## GOAL OF THE EXERCISE
From the first line of the data below, copy each line up to the one containing "import plotly.graph_objects as go", and include that line too.

## DATA SHOWN

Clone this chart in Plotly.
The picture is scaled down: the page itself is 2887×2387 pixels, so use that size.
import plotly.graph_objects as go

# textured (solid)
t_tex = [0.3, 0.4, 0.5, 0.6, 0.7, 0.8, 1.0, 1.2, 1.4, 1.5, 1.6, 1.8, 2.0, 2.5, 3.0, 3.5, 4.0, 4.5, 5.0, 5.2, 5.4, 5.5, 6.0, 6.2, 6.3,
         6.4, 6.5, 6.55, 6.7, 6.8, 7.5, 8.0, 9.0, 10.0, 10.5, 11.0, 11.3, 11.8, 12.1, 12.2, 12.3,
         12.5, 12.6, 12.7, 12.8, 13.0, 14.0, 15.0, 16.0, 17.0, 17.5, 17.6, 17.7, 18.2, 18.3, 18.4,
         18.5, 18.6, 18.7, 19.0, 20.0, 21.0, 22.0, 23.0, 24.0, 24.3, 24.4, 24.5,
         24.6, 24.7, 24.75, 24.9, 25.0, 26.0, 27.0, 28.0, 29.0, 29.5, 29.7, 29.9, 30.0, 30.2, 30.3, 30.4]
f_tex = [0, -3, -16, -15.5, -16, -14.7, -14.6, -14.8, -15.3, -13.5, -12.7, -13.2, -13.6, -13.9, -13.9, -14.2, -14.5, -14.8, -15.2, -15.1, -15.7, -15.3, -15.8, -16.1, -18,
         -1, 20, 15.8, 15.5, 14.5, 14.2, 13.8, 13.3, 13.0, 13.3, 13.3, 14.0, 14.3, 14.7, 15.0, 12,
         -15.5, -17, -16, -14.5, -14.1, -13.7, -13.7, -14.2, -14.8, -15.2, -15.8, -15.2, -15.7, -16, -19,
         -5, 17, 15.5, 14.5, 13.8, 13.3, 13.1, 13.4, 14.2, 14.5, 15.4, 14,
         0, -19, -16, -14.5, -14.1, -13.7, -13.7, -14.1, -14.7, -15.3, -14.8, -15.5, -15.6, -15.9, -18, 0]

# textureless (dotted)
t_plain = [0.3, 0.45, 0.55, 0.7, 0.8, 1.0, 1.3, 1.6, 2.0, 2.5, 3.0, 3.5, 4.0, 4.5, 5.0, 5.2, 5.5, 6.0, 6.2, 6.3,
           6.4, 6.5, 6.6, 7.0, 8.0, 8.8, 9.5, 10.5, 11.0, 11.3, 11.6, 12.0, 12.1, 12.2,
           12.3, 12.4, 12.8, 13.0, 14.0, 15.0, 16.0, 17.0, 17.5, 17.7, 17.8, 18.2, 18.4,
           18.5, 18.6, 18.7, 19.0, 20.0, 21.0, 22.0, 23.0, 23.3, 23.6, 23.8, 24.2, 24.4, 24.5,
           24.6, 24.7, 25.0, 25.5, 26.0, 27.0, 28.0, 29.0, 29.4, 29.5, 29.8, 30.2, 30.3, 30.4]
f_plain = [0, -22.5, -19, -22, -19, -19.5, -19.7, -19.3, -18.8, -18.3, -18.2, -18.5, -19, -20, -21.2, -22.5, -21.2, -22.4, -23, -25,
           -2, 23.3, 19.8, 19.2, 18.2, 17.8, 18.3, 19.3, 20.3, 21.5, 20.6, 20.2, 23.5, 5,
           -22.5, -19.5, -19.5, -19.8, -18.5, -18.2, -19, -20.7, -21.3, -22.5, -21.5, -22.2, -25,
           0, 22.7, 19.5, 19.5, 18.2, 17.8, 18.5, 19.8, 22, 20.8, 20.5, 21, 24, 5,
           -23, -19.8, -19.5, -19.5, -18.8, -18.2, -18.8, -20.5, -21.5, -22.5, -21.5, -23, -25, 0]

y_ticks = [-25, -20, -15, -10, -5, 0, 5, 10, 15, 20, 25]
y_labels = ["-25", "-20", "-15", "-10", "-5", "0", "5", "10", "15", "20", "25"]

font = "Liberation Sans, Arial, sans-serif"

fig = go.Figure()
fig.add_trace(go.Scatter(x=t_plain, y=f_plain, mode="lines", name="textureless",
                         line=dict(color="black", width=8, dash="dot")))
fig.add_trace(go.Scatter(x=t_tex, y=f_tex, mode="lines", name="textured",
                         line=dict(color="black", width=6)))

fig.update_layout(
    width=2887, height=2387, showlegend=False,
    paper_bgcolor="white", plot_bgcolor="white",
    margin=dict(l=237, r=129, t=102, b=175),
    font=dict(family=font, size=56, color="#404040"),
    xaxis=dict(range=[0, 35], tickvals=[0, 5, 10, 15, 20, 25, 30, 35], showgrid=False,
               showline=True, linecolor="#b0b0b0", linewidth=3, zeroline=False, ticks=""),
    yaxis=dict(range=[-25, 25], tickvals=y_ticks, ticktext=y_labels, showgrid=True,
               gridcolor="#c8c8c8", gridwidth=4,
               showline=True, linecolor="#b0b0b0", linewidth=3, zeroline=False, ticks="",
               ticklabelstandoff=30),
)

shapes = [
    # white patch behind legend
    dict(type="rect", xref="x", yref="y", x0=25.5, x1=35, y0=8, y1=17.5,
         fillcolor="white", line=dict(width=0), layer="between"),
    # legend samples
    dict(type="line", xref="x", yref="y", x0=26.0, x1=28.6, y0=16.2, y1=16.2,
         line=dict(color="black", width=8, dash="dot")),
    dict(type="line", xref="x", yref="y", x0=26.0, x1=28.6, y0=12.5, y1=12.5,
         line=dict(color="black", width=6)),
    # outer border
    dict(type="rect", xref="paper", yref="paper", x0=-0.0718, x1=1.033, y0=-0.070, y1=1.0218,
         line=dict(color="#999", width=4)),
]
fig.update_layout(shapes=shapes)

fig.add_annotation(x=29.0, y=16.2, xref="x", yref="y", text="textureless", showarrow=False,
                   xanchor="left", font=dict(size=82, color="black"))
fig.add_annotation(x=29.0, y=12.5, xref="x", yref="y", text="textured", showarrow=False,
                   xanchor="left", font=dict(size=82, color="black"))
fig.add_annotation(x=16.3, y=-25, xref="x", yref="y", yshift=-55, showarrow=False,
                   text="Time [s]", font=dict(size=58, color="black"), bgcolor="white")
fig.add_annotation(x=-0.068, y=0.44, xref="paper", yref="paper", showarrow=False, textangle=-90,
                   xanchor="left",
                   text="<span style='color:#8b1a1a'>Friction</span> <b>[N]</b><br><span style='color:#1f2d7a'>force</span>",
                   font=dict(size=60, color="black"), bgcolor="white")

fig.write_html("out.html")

## OUTPUT
Clone this chart in Plotly.
The picture is scaled down: the page itself is 2887×2387 pixels, so use that size.
import plotly.graph_objects as go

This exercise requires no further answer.